Forschungsprogramm

Gibt es im Netz auf jede Frage eine Antwort? Sind Zeitungen, Zeitschriften und Bücher in wenigen Jahren verschwunden? Wieso funktionieren Marketing und PR nicht mehr wie bisher? Hat das Internet erkenntnistheoretische Konsequenzen? Ist der Computer eine Bedrohung für den Menschen oder bildet sich mit seiner Hilfe eine Kultur uneingeschränkter Freiheit?

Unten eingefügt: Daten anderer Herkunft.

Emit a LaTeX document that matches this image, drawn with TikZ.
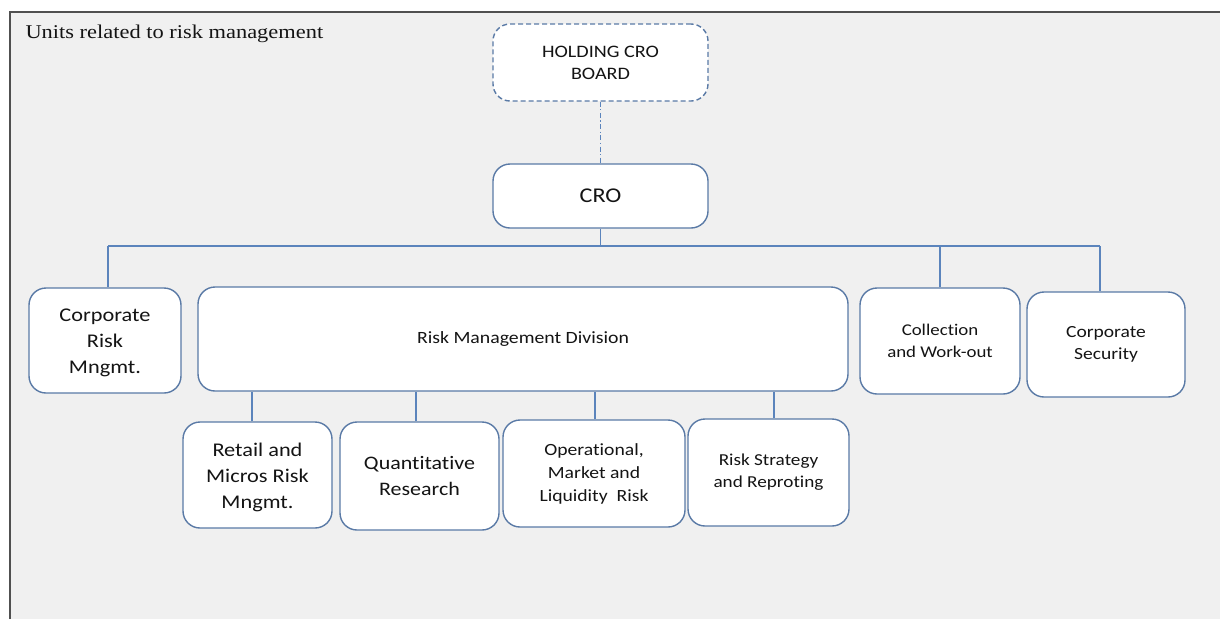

Mit der Einführung des Internets als Verbreitungsmedium ist die Gesellschaft mit neuen Kontingenzerfahrungen konfrontiert: Jeder kann im Internet an Kommunikation teilnehmen, also Irritationen auslösen. Jeder, das sind prinzipiell unendlich viele Bewusstseinssysteme. Die Menge an unterschiedlichen Kommunikationsangeboten, die jetzt offeriert wird, ist beinahe unüberschaubar groß und aus Sicht der Gutenberg-Galaxis nicht mehr zu bewältigen. Der entstandene Sinnüberschuss sprengt – hyperirritierend – jene Mechanismen, die sich mit dem Übergang in die moderne Gesellschaft zur erfolgreichen Fortsetzung der Kommunikation etabliert hatten.

Demgegenüber hat es die Kommunikation mit konkret begrenzten Aufmerksamkeitspotenzialen der prozessierenden Systeme zu tun. Im Zeitalter des Internets ist Aufmerksamkeit eine knappe Ressource. Daraus ergibt sich, dass mindestens eine Schwelle, die zur Motivation von Kommunikation überwunden werden muss, nicht mehr hinreichend häufig in Wahrscheinlichkeit transformiert werden kann: erreicht Kommunikation überhaupt einen Adressaten?

Das ist ein Problem für die Autopoiesis der Gesellschaft. Sie muss folglich auf ihr jüngstes Verbreitungsmedium reagieren und ihre Strukturen an die neuen Kommunikationsbedingungen anpassen, will sie ihren Fortbestand nicht riskieren. Diese Anpassungsleistungen bilden den zentralen Themencluster, der die Arbeit der Mitglieder von Gesellschaft und Kontingenz orientiert. Die wissenschaftliche Perspektive des Forschungskollegs ist es, Erklärungspotenziale zu kondensieren und der Selbstbeobachtung der Gesellschaft zur Verfügung zu stellen. Dazu nimmt das Forschungskolleg eine interdisziplinäre Perspektive ein, die durch eine grundlegende inhaltliche und personelle Offenheit einerseits und andererseits durch eine starke Vernetzung mit weiteren Projekten reflektiert wird.